## To be done
Everything from the first line of the data below through the line that contains "const yTicks = [0, 10, 20, 30, 40];" should be written out exactly, please, and nothing more; the pictures stay out.

## Given material
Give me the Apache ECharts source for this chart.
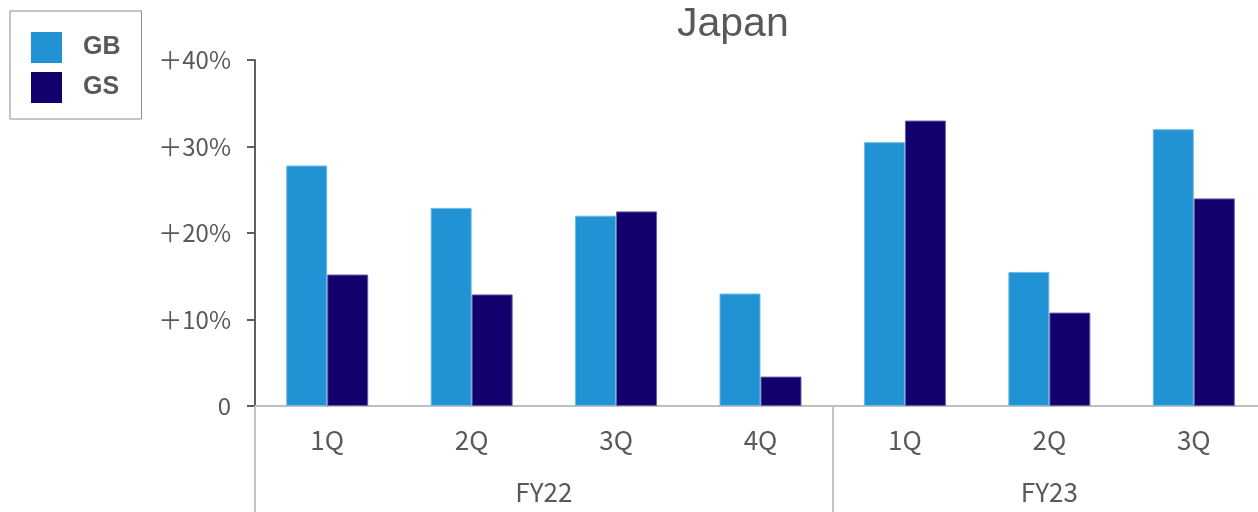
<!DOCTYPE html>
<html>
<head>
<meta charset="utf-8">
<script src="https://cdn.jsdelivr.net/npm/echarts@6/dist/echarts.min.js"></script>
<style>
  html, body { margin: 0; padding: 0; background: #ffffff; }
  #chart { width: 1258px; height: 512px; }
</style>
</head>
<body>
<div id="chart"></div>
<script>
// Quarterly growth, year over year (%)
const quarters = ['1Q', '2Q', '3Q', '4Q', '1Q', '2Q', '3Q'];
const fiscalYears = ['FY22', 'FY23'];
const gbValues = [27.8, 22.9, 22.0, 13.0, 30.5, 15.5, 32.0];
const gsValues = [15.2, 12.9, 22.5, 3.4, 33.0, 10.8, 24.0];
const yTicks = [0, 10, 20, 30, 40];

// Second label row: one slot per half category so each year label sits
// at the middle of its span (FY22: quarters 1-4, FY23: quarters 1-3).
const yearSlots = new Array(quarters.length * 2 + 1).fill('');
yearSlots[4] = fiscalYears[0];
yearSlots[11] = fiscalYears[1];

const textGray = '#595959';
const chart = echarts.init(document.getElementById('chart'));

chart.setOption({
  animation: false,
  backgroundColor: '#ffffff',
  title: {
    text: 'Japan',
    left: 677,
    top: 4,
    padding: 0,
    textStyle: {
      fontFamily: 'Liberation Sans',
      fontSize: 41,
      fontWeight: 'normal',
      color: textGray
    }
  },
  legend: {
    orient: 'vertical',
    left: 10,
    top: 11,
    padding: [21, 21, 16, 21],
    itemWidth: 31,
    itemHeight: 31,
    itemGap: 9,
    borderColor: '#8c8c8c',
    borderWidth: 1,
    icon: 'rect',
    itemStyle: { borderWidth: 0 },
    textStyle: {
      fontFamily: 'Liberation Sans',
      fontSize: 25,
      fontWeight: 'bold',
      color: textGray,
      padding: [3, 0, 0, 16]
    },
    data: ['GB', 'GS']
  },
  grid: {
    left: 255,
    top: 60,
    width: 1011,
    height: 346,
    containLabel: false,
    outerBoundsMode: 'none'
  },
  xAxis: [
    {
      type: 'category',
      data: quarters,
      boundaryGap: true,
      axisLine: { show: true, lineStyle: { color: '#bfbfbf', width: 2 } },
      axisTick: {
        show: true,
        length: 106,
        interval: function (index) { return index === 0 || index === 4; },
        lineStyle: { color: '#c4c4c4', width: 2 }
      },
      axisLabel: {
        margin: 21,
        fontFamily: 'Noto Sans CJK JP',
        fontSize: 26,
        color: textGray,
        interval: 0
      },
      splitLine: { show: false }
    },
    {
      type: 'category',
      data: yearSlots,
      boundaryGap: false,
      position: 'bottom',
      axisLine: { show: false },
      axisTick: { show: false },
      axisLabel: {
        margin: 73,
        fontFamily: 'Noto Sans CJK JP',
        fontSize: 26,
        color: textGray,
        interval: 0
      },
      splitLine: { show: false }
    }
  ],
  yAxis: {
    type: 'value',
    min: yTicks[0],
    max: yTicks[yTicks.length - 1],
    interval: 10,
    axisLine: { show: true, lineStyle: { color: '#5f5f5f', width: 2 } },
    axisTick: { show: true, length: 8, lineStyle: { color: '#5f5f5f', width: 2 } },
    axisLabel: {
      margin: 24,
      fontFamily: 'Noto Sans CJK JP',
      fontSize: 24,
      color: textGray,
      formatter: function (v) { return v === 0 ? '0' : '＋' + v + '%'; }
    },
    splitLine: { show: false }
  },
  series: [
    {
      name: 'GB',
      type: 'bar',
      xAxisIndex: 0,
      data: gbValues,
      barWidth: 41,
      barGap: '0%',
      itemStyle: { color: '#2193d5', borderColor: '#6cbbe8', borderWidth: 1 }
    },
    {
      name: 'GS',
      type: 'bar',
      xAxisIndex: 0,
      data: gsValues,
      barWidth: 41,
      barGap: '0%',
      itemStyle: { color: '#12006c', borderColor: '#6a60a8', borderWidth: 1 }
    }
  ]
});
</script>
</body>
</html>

## Solved exercise
Give me the Apache ECharts source for this chart.
<!DOCTYPE html>
<html>
<head>
<meta charset="utf-8">
<script src="https://cdn.jsdelivr.net/npm/echarts@6/dist/echarts.min.js"></script>
<style>
  html, body { margin: 0; padding: 0; background: #ffffff; }
  #chart { width: 1258px; height: 512px; }
</style>
</head>
<body>
<div id="chart"></div>
<script>
// Quarterly growth, year over year (%)
const quarters = ['1Q', '2Q', '3Q', '4Q', '1Q', '2Q', '3Q'];
const fiscalYears = ['FY22', 'FY23'];
const gbValues = [27.8, 22.9, 22.0, 13.0, 30.5, 15.5, 32.0];
const gsValues = [15.2, 12.9, 22.5, 3.4, 33.0, 10.8, 24.0];
const yTicks = [0, 10, 20, 30, 40];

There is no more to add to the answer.